Your objective>
Copy out the data exactly, leaving the pictures behind.
-=-=-
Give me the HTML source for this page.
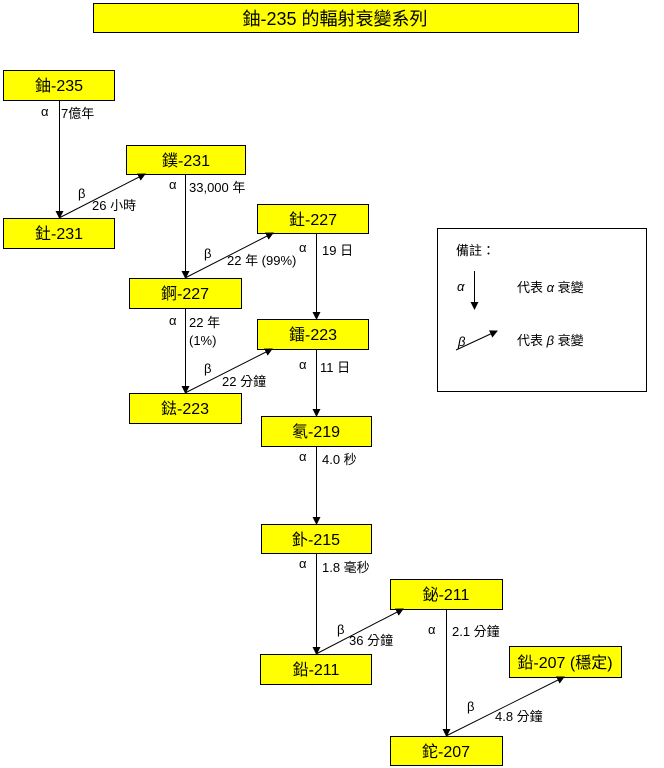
<!DOCTYPE html>
<html><head><meta charset="utf-8"><style>
body{margin:0;background:#fff;}
svg{display:block;}
text{font-family:"Liberation Sans","Noto Sans CJK TC",sans-serif;font-size:13px;fill:#000;}
.b text{font-size:16px;}
.b text.t{font-size:18px;}
</style></head><body>
<svg width="664" height="768" viewBox="0 0 664 768" xmlns="http://www.w3.org/2000/svg">
<defs><marker id="a" markerWidth="8" markerHeight="8" refX="7" refY="4" orient="auto" markerUnits="userSpaceOnUse"><path d="M0,0 L8,4 L0,8 z" fill="#000"/></marker></defs>
<g fill="#ffff00" stroke="#000" stroke-width="1">
<rect x="93.5" y="3.5" width="485" height="29"/>
<rect x="3.5" y="70.5" width="111" height="30"/>
<rect x="126.5" y="145.5" width="119" height="29"/>
<rect x="3.5" y="218.5" width="111" height="30"/>
<rect x="257.5" y="204.5" width="111" height="29"/>
<rect x="129.5" y="278.5" width="112" height="30"/>
<rect x="257.5" y="319.5" width="111" height="30"/>
<rect x="129.5" y="393.5" width="112" height="30"/>
<rect x="261.5" y="416.5" width="110" height="30"/>
<rect x="261.5" y="524.5" width="110" height="29"/>
<rect x="390.5" y="579.5" width="112" height="30"/>
<rect x="260.5" y="654.5" width="111" height="30"/>
<rect x="509.5" y="646.5" width="112" height="31"/>
<rect x="390.5" y="736.5" width="112" height="29"/>
</g>
<rect x="437.5" y="228.5" width="209" height="163" fill="none" stroke="#000"/>
<g class="b" text-anchor="middle">
<text class="t" x="335" y="25">鈾-235 的輻射衰變系列</text>
<text x="59" y="91">鈾-235</text>
<text x="186" y="166">鏷-231</text>
<text x="59" y="239">釷-231</text>
<text x="313" y="225">釷-227</text>
<text x="185" y="299">錒-227</text>
<text x="313" y="340">鐳-223</text>
<text x="185" y="414">鍅-223</text>
<text x="316" y="437">氡-219</text>
<text x="316" y="545">釙-215</text>
<text x="446" y="600">鉍-211</text>
<text x="316" y="675">鉛-211</text>
<text x="565" y="668">鉛-207 (穩定)</text>
<text x="446" y="757">鉈-207</text>
</g>
<g stroke="#000" stroke-width="1" marker-end="url(#a)">
<line x1="59.5" y1="101" x2="59.5" y2="218"/>
<line x1="185.5" y1="175" x2="185.5" y2="278"/>
<line x1="185.5" y1="309" x2="185.5" y2="393"/>
<line x1="316.5" y1="234" x2="316.5" y2="319"/>
<line x1="316.5" y1="350" x2="316.5" y2="416"/>
<line x1="316.5" y1="447" x2="316.5" y2="524"/>
<line x1="316.5" y1="554" x2="316.5" y2="654"/>
<line x1="446.5" y1="610" x2="446.5" y2="736"/>
<line x1="59" y1="218" x2="145" y2="174"/>
<line x1="185" y1="278" x2="273" y2="233"/>
<line x1="185" y1="393" x2="272" y2="349"/>
<line x1="316" y1="654" x2="403" y2="609"/>
<line x1="446" y1="736" x2="564" y2="677"/>
<line x1="474.5" y1="271" x2="474.5" y2="309"/>
<line x1="456" y1="350" x2="497" y2="331"/>
</g>
<text x="41" y="116">α</text><text x="61" y="118">7億年</text>
<text x="78" y="198">β</text><text x="92" y="210">26 小時</text>
<text x="169" y="189">α</text><text x="189" y="192">33,000 年</text>
<text x="204" y="258">β</text><text x="227" y="265">22 年 (99%)</text>
<text x="299" y="252">α</text><text x="322" y="255">19 日</text>
<text x="169" y="325">α</text><text x="189" y="327">22 年</text><text x="189" y="345">(1%)</text>
<text x="204" y="373">β</text><text x="222" y="386">22 分鐘</text>
<text x="299" y="369">α</text><text x="320" y="372">11 日</text>
<text x="299" y="461">α</text><text x="322" y="464">4.0 秒</text>
<text x="299" y="568">α</text><text x="322" y="572">1.8 毫秒</text>
<text x="337" y="634">β</text><text x="349" y="645">36 分鐘</text>
<text x="428" y="634">α</text><text x="452" y="636">2.1 分鐘</text>
<text x="467" y="711">β</text><text x="495" y="721">4.8 分鐘</text>
<text x="456" y="255">備註：</text>
<text x="457" y="291" font-style="italic">α</text>
<text x="517" y="292">代表 <tspan font-style="italic">α</tspan> 衰變</text>
<text x="458" y="346" font-style="italic">β</text>
<text x="517" y="345">代表 <tspan font-style="italic">β</tspan> 衰變</text>
</svg>
</body></html>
-=-=-
Answer for this exercise>
Give me the HTML source for this page.
<!DOCTYPE html>
<html><head><meta charset="utf-8"><style>
body{margin:0;background:#fff;}
svg{display:block;}
text{font-family:"Liberation Sans","Noto Sans CJK TC",sans-serif;font-size:13px;fill:#000;}
.b text{font-size:16px;}
.b text.t{font-size:18px;}
</style></head><body>
<svg width="664" height="768" viewBox="0 0 664 768" xmlns="http://www.w3.org/2000/svg">
<defs><marker id="a" markerWidth="8" markerHeight="8" refX="7" refY="4" orient="auto" markerUnits="userSpaceOnUse"><path d="M0,0 L8,4 L0,8 z" fill="#000"/></marker></defs>
<g fill="#ffff00" stroke="#000" stroke-width="1">
<rect x="93.5" y="3.5" width="485" height="29"/>
<rect x="3.5" y="70.5" width="111" height="30"/>
<rect x="126.5" y="145.5" width="119" height="29"/>
<rect x="3.5" y="218.5" width="111" height="30"/>
<rect x="257.5" y="204.5" width="111" height="29"/>
<rect x="129.5" y="278.5" width="112" height="30"/>
<rect x="257.5" y="319.5" width="111" height="30"/>
<rect x="129.5" y="393.5" width="112" height="30"/>
<rect x="261.5" y="416.5" width="110" height="30"/>
<rect x="261.5" y="524.5" width="110" height="29"/>
<rect x="390.5" y="579.5" width="112" height="30"/>
<rect x="260.5" y="654.5" width="111" height="30"/>
<rect x="509.5" y="646.5" width="112" height="31"/>
<rect x="390.5" y="736.5" width="112" height="29"/>
</g>
<rect x="437.5" y="228.5" width="209" height="163" fill="none" stroke="#000"/>
<g class="b" text-anchor="middle">
<text class="t" x="335" y="25">鈾-235 的輻射衰變系列</text>
<text x="59" y="91">鈾-235</text>
<text x="186" y="166">鏷-231</text>
<text x="59" y="239">釷-231</text>
<text x="313" y="225">釷-227</text>
<text x="185" y="299">錒-227</text>
<text x="313" y="340">鐳-223</text>
<text x="185" y="414">鍅-223</text>
<text x="316" y="437">氡-219</text>
<text x="316" y="545">釙-215</text>
<text x="446" y="600">鉍-211</text>
<text x="316" y="675">鉛-211</text>
<text x="565" y="668">鉛-207 (穩定)</text>
<text x="446" y="757">鉈-207</text>
</g>
<g stroke="#000" stroke-width="1" marker-end="url(#a)">
<line x1="59.5" y1="101" x2="59.5" y2="218"/>
<line x1="185.5" y1="175" x2="185.5" y2="278"/>
<line x1="185.5" y1="309" x2="185.5" y2="393"/>
<line x1="316.5" y1="234" x2="316.5" y2="319"/>
<line x1="316.5" y1="350" x2="316.5" y2="416"/>
<line x1="316.5" y1="447" x2="316.5" y2="524"/>
<line x1="316.5" y1="554" x2="316.5" y2="654"/>
<line x1="446.5" y1="610" x2="446.5" y2="736"/>
<line x1="59" y1="218" x2="145" y2="174"/>
<line x1="185" y1="278" x2="273" y2="233"/>
<line x1="185" y1="393" x2="272" y2="349"/>
<line x1="316" y1="654" x2="403" y2="609"/>
<line x1="446" y1="736" x2="564" y2="677"/>
<line x1="474.5" y1="271" x2="474.5" y2="309"/>
<line x1="456" y1="350" x2="497" y2="331"/>
</g>
<text x="41" y="116">α</text><text x="61" y="118">7億年</text>
<text x="78" y="198">β</text><text x="92" y="210">26 小時</text>
<text x="169" y="189">α</text><text x="189" y="192">33,000 年</text>
<text x="204" y="258">β</text><text x="227" y="265">22 年 (99%)</text>
<text x="299" y="252">α</text><text x="322" y="255">19 日</text>
<text x="169" y="325">α</text><text x="189" y="327">22 年</text><text x="189" y="345">(1%)</text>
<text x="204" y="373">β</text><text x="222" y="386">22 分鐘</text>
<text x="299" y="369">α</text><text x="320" y="372">11 日</text>
<text x="299" y="461">α</text><text x="322" y="464">4.0 秒</text>
<text x="299" y="568">α</text><text x="322" y="572">1.8 毫秒</text>
<text x="337" y="634">β</text><text x="349" y="645">36 分鐘</text>
<text x="428" y="634">α</text><text x="452" y="636">2.1 分鐘</text>
<text x="467" y="711">β</text><text x="495" y="721">4.8 分鐘</text>
<text x="456" y="255">備註：</text>
<text x="457" y="291" font-style="italic">α</text>
<text x="517" y="292">代表 <tspan font-style="italic">α</tspan> 衰變</text>
<text x="458" y="346" font-style="italic">β</text>
<text x="517" y="345">代表 <tspan font-style="italic">β</tspan> 衰變</text>
</svg>
</body></html>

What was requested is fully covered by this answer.